_Requirement_
Below is a listing; write it out exactly and drop any images from it.

· · ·

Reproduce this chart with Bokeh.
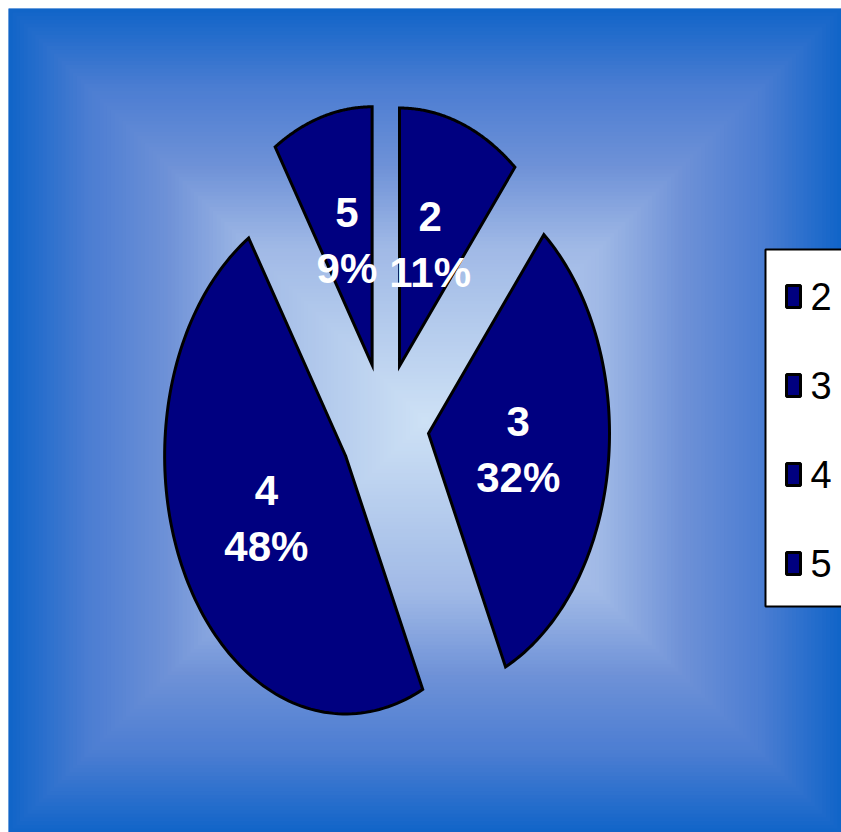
import numpy as np
from bokeh.plotting import figure
from bokeh.models import Range1d
from bokeh.core.properties import value
from bokeh.embed import file_html
from bokeh.resources import INLINE

# ---- data ----
categories = ["2", "3", "4", "5"]
values = [11, 32, 48, 9]
pct_labels = ["11%", "32%", "48%", "9%"]

# ---- layout / style ----
W, H = 841, 832            # figure size
PAD = 8                    # white strip at left/top as in the reference
FW, FH = W - PAD, H - PAD  # chart frame
NAVY = "#000080"
LABEL_FONT = "Liberation Sans"

p = figure(width=W, height=H, x_range=Range1d(0, FW), y_range=Range1d(0, FH),
           output_backend="svg", toolbar_location=None,
           min_border_left=PAD, min_border_top=PAD, min_border_right=0, min_border_bottom=0)
p.axis.visible = False
p.grid.visible = False
p.outline_line_color = None
p.background_fill_color = "#1064c8"
p.border_fill_color = "white"

# ---- rectangular gradient background ----
stops_t = [0.0, 0.42, 0.62, 0.81, 1.0]
stops_c = np.array([(205, 225, 245), (160, 185, 230), (110, 145, 215),
                    (75, 125, 210), (16, 100, 200)], dtype=float)
N = 110
gcx, gcy, hw, hh = FW / 2, FH / 2, FW / 2, FH / 2
ts = np.linspace(1.0, 0.0, N, endpoint=False)
cols = []
for t in ts:
    tm = max(t - 0.5 / N, 0)
    c = [np.interp(tm, stops_t, stops_c[:, k]) for k in range(3)]
    cols.append("#%02x%02x%02x" % tuple(int(round(v)) for v in c))
p.quad(left=gcx - ts * hw, right=gcx + ts * hw, bottom=gcy - ts * hh, top=gcy + ts * hh,
       fill_color=cols, line_color=None)

# ---- exploded elliptical pie ----
cx, cy, rx, ry = 376, 407, 181, 258
explode = 0.245
total = float(sum(values))
xs, ys, lx, ly = [], [], [], []
cum = 0.0
for v in values:
    a0 = cum / total * 2 * np.pi
    a1 = (cum + v) / total * 2 * np.pi
    cum += v
    am = (a0 + a1) / 2
    ox = cx + explode * rx * np.sin(am)
    oy = cy + explode * ry * np.cos(am)
    th = np.linspace(a0, a1, 120)
    xs.append(list(np.concatenate([[ox], ox + rx * np.sin(th)])))
    ys.append(list(np.concatenate([[oy], oy + ry * np.cos(th)])))
    lx.append(ox + 0.5 * rx * np.sin(am))
    ly.append(oy + 0.5 * ry * np.cos(am))

p.patches(xs, ys, fill_color=NAVY, line_color="black", line_width=3, line_join="miter")

lx = np.array(lx)
ly = np.array(ly)
p.text(x=lx, y=ly + 28, text=categories, text_color="white", text_font=value(LABEL_FONT),
       text_font_style="bold", text_font_size="42px", text_align="center", text_baseline="middle")
p.text(x=lx, y=ly - 28, text=pct_labels, text_color="white", text_font=value(LABEL_FONT),
       text_font_style="bold", text_font_size="42px", text_align="center", text_baseline="middle")

# ---- legend ----
p.quad(left=[757], right=[840], top=[583], bottom=[226], fill_color="white",
       line_color="black", line_width=2)
leg_y = 536 - 89 * np.arange(len(categories))
p.rect(x=[785] * len(categories), y=leg_y, width=14, height=22, width_units="screen",
       height_units="screen", fill_color=NAVY, line_color="black", line_width=3)
p.text(x=[802] * len(categories), y=leg_y, text=categories, text_color="black",
       text_font=value(LABEL_FONT), text_font_size="38px", text_align="left",
       text_baseline="middle")

open("out.html", "w").write(file_html(p, INLINE))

· · ·

_Result below_
Reproduce this chart with Bokeh.
import numpy as np
from bokeh.plotting import figure
from bokeh.models import Range1d
from bokeh.core.properties import value
from bokeh.embed import file_html
from bokeh.resources import INLINE

# ---- data ----
categories = ["2", "3", "4", "5"]
values = [11, 32, 48, 9]
pct_labels = ["11%", "32%", "48%", "9%"]

# ---- layout / style ----
W, H = 841, 832            # figure size
PAD = 8                    # white strip at left/top as in the reference
FW, FH = W - PAD, H - PAD  # chart frame
NAVY = "#000080"
LABEL_FONT = "Liberation Sans"

p = figure(width=W, height=H, x_range=Range1d(0, FW), y_range=Range1d(0, FH),
           output_backend="svg", toolbar_location=None,
           min_border_left=PAD, min_border_top=PAD, min_border_right=0, min_border_bottom=0)
p.axis.visible = False
p.grid.visible = False
p.outline_line_color = None
p.background_fill_color = "#1064c8"
p.border_fill_color = "white"

# ---- rectangular gradient background ----
stops_t = [0.0, 0.42, 0.62, 0.81, 1.0]
stops_c = np.array([(205, 225, 245), (160, 185, 230), (110, 145, 215),
                    (75, 125, 210), (16, 100, 200)], dtype=float)
N = 110
gcx, gcy, hw, hh = FW / 2, FH / 2, FW / 2, FH / 2
ts = np.linspace(1.0, 0.0, N, endpoint=False)
cols = []
for t in ts:
    tm = max(t - 0.5 / N, 0)
    c = [np.interp(tm, stops_t, stops_c[:, k]) for k in range(3)]
    cols.append("#%02x%02x%02x" % tuple(int(round(v)) for v in c))
p.quad(left=gcx - ts * hw, right=gcx + ts * hw, bottom=gcy - ts * hh, top=gcy + ts * hh,
       fill_color=cols, line_color=None)

# ---- exploded elliptical pie ----
cx, cy, rx, ry = 376, 407, 181, 258
explode = 0.245
total = float(sum(values))
xs, ys, lx, ly = [], [], [], []
cum = 0.0
for v in values:
    a0 = cum / total * 2 * np.pi
    a1 = (cum + v) / total * 2 * np.pi
    cum += v
    am = (a0 + a1) / 2
    ox = cx + explode * rx * np.sin(am)
    oy = cy + explode * ry * np.cos(am)
    th = np.linspace(a0, a1, 120)
    xs.append(list(np.concatenate([[ox], ox + rx * np.sin(th)])))
    ys.append(list(np.concatenate([[oy], oy + ry * np.cos(th)])))
    lx.append(ox + 0.5 * rx * np.sin(am))
    ly.append(oy + 0.5 * ry * np.cos(am))

p.patches(xs, ys, fill_color=NAVY, line_color="black", line_width=3, line_join="miter")

lx = np.array(lx)
ly = np.array(ly)
p.text(x=lx, y=ly + 28, text=categories, text_color="white", text_font=value(LABEL_FONT),
       text_font_style="bold", text_font_size="42px", text_align="center", text_baseline="middle")
p.text(x=lx, y=ly - 28, text=pct_labels, text_color="white", text_font=value(LABEL_FONT),
       text_font_style="bold", text_font_size="42px", text_align="center", text_baseline="middle")

# ---- legend ----
p.quad(left=[757], right=[840], top=[583], bottom=[226], fill_color="white",
       line_color="black", line_width=2)
leg_y = 536 - 89 * np.arange(len(categories))
p.rect(x=[785] * len(categories), y=leg_y, width=14, height=22, width_units="screen",
       height_units="screen", fill_color=NAVY, line_color="black", line_width=3)
p.text(x=[802] * len(categories), y=leg_y, text=categories, text_color="black",
       text_font=value(LABEL_FONT), text_font_size="38px", text_align="left",
       text_baseline="middle")

open("out.html", "w").write(file_html(p, INLINE))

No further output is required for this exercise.